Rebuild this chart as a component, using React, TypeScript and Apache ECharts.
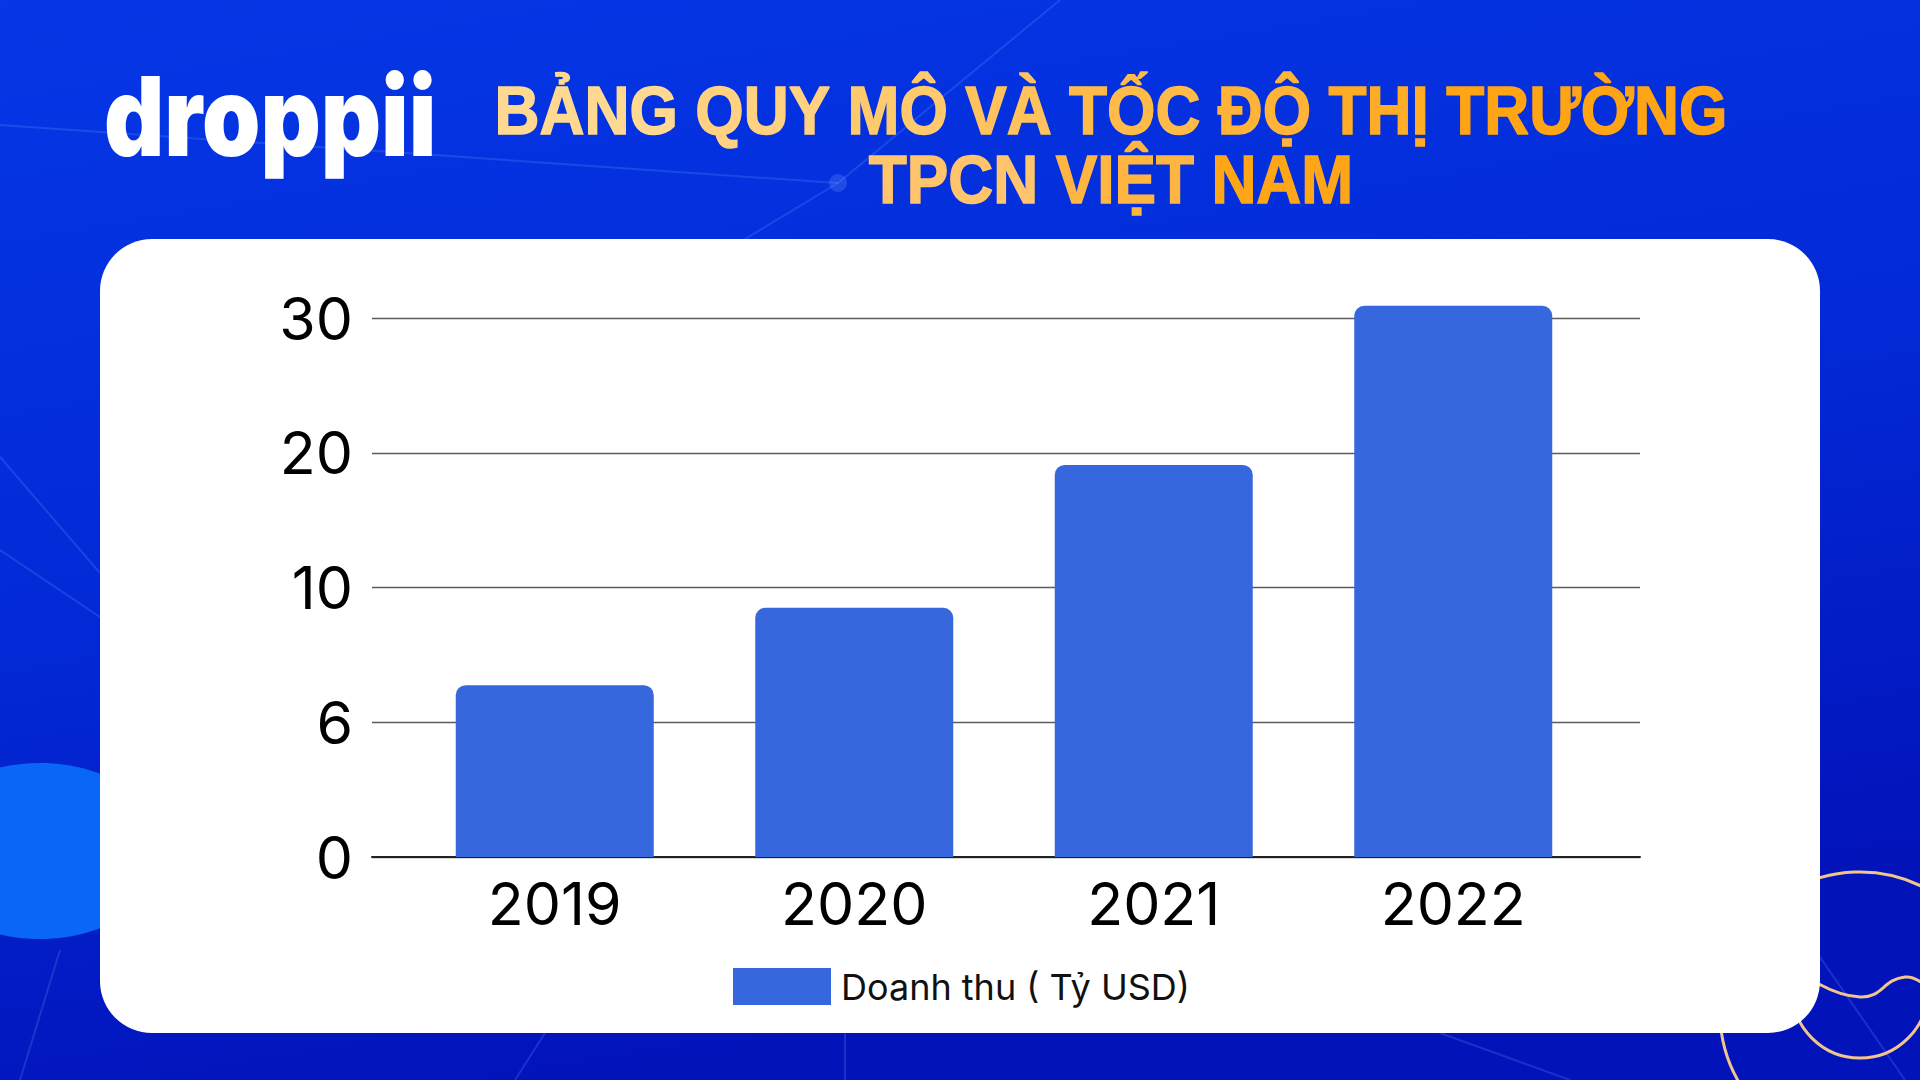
import React, { useEffect, useRef } from "react";
import * as echarts from "echarts";

const categories = ["2019", "2020", "2021", "2022"];
const revenue = [7.1, 9.4, 19.1, 30.9];
const tickValues = [0, 6, 10, 20, 30];
const seriesName = "Doanh thu ( Tỷ USD)";
const titleWords1 = ["BẢNG", "QUY", "MÔ", "VÀ", "TỐC", "ĐỘ", "THỊ", "TRƯỜNG"];
const titleWords2 = ["TPCN", "VIỆT", "NAM"];
const brand = "droppii";

// piecewise mapping of a value onto the evenly spaced tick positions
function toAxis(v: number): number {
  for (let i = 1; i < tickValues.length; i++) {
    if (v <= tickValues[i]) {
      return i - 1 + (v - tickValues[i - 1]) / (tickValues[i] - tickValues[i - 1]);
    }
  }
  const n = tickValues.length - 1;
  return n + (v - tickValues[n]) / (tickValues[n] - tickValues[n - 1]);
}

const mix = (a: number[], b: number[], t: number) =>
  "rgb(" + a.map((c, i) => Math.round(c + (b[i] - c) * t)).join(",") + ")";

function richTitle(words: string[], from: number[], to: number[]) {
  const rich: any = {};
  const parts: string[] = [];
  words.forEach((w, i) => {
    const t = words.length > 1 ? i / (words.length - 1) : 0;
    const c = mix(from, to, t);
    rich["w" + i] = {
      fill: c,
      stroke: c,
      lineWidth: 1.5,
      fontFamily: "Liberation Sans",
      fontWeight: "bold",
      fontSize: 68,
    };
    parts.push("{w" + i + "|" + w + "}");
  });
  return { text: parts.join("{sp| }"), rich };
}

export default function App() {
  const ref = useRef<HTMLDivElement>(null);
  useEffect(() => {
    if (!ref.current) return;
    const chart = echarts.init(ref.current, undefined, { renderer: "svg" });
    const faint = "rgba(110,160,255,0.22)";
    const gold = "#F3C58C";
    const t1 = richTitle(titleWords1, [255, 217, 146], [255, 164, 20]);
    const t2 = richTitle(titleWords2, [255, 196, 108], [255, 166, 24]);
    const spStyle = { fontFamily: "Liberation Sans", fontWeight: "bold", fontSize: 68 };
    const line = (pts: number[][]) => ({
      type: "polyline",
      z: -5,
      silent: true,
      shape: { points: pts },
      style: { stroke: faint, lineWidth: 2, fill: null },
    });
    const option: any = {
      animation: false,
      backgroundColor: new echarts.graphic.LinearGradient(0, 0, 0.3, 1, [
        { offset: 0, color: "#0537E6" },
        { offset: 0.55, color: "#0329D6" },
        { offset: 1, color: "#0213BA" },
      ]),
      graphic: [
        line([[0, 125], [838, 183]]),
        line([[838, 183], [1060, 0]]),
        line([[838, 183], [745, 239]]),
        line([[0, 457], [100, 573]]),
        line([[0, 550], [100, 617]]),
        line([[515, 1080], [545, 1033]]),
        line([[845, 1033], [845, 1080]]),
        line([[1440, 1033], [1570, 1080]]),
        line([[1815, 950], [1905, 1080]]),
        line([[20, 1080], [60, 950]]),
        {
          type: "circle",
          z: -5,
          silent: true,
          shape: { cx: 838, cy: 183, r: 9 },
          style: { fill: "rgba(110,160,255,0.25)" },
        },
        {
          type: "ellipse",
          z: -5,
          silent: true,
          shape: { cx: 40, cy: 851, rx: 125, ry: 88 },
          style: { fill: "#0A66F6" },
        },
        {
          type: "circle",
          z: -4,
          silent: true,
          shape: { cx: 1860, cy: 1012, r: 140 },
          style: { fill: null, stroke: gold, lineWidth: 3 },
        },
        {
          type: "arc",
          z: -4,
          silent: true,
          shape: { cx: 1860, cy: 990, r: 68, startAngle: 0, endAngle: Math.PI },
          style: { fill: null, stroke: gold, lineWidth: 3 },
        },
        {
          type: "polyline",
          z: -4,
          silent: true,
          shape: {
            points: [[1800, 972], [1860, 997], [1905, 977], [1930, 990]],
            smooth: 0.5,
          },
          style: { fill: null, stroke: gold, lineWidth: 3 },
        },
        {
          type: "rect",
          z: -2,
          silent: true,
          shape: { x: 100, y: 239, width: 1720, height: 794, r: 52 },
          style: { fill: "#ffffff" },
        },
        {
          type: "text",
          z: 10,
          x: 104,
          y: 116,
          scaleX: 0.85,
          style: {
            text: brand,
            fontFamily: "Inter",
            fontWeight: 900,
            fontSize: 110,
            fill: "#ffffff",
            textAlign: "left",
            align: "left",
            textVerticalAlign: "middle",
            verticalAlign: "middle",
          },
        },
        {
          type: "text",
          z: 10,
          x: 1111,
          y: 111,
          scaleX: 0.916,
          style: {
            text: t1.text,
            rich: { ...t1.rich, sp: spStyle },
            fontFamily: "Liberation Sans",
            fontWeight: "bold",
            fontSize: 68,
            fill: "#FFC25E",
            textAlign: "center",
            align: "center",
            textVerticalAlign: "middle",
            verticalAlign: "middle",
          },
        },
        {
          type: "text",
          z: 10,
          x: 1111,
          y: 180,
          scaleX: 0.916,
          style: {
            text: t2.text,
            rich: { ...t2.rich, sp: spStyle },
            fontFamily: "Liberation Sans",
            fontWeight: "bold",
            fontSize: 68,
            fill: "#FFB848",
            textAlign: "center",
            align: "center",
            textVerticalAlign: "middle",
            verticalAlign: "middle",
          },
        },
      ],
      legend: {
        data: [seriesName],
        left: 733,
        top: 968,
        padding: 0,
        itemWidth: 98,
        itemHeight: 37,
        icon: "rect",
        textStyle: { fontSize: 36, color: "#111", fontFamily: "Inter", padding: [0, 0, 0, 5] },
      },
      grid: [
        { left: 372, right: 280, top: 318, bottom: 223 },
        { left: 405, right: 317, top: 318, bottom: 223 },
      ],
      xAxis: [
        {
          gridIndex: 0,
          type: "value",
          min: 0,
          max: 1,
          axisLine: { show: true, lineStyle: { color: "#222", width: 2 } },
          axisTick: { show: false },
          axisLabel: { show: false },
          splitLine: { show: false },
        },
        {
          gridIndex: 1,
          type: "category",
          data: categories,
          axisLine: { show: false },
          axisTick: { show: false },
          axisLabel: { fontSize: 59, color: "#000", fontFamily: "Inter", margin: 17 },
        },
      ],
      yAxis: [
        {
          gridIndex: 0,
          type: "value",
          min: 0,
          max: tickValues.length - 1,
          interval: 1,
          axisLine: { show: false },
          axisTick: { show: false },
          axisLabel: {
            formatter: (v: number) => String(tickValues[Math.round(v)]),
            fontSize: 59,
            color: "#000",
            fontFamily: "Inter",
            margin: 19,
          },
          splitLine: { lineStyle: { color: "#5c5c5c", width: 1.3 } },
        },
        {
          gridIndex: 1,
          type: "value",
          min: 0,
          max: tickValues.length - 1,
          interval: 1,
          show: false,
          splitLine: { show: false },
        },
      ],
      series: [
        {
          name: seriesName,
          type: "bar",
          xAxisIndex: 1,
          yAxisIndex: 1,
          data: revenue.map(toAxis),
          barWidth: 198,
          clip: false,
          itemStyle: { color: "#3767DC", borderRadius: [10, 10, 0, 0] },
        },
      ],
    };
    chart.setOption(option);
    return () => chart.dispose();
  }, []);
  return (
    <div
      ref={ref}
      style={{ position: "fixed", left: 0, top: 0, width: 1920, height: 1080 }}
    />
  );
}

################

List every line above that contains the word "React".

> TASK SOLUTION:
Rebuild this chart as a component, using React, TypeScript and Apache ECharts.
import React, { useEffect, useRef } from "react";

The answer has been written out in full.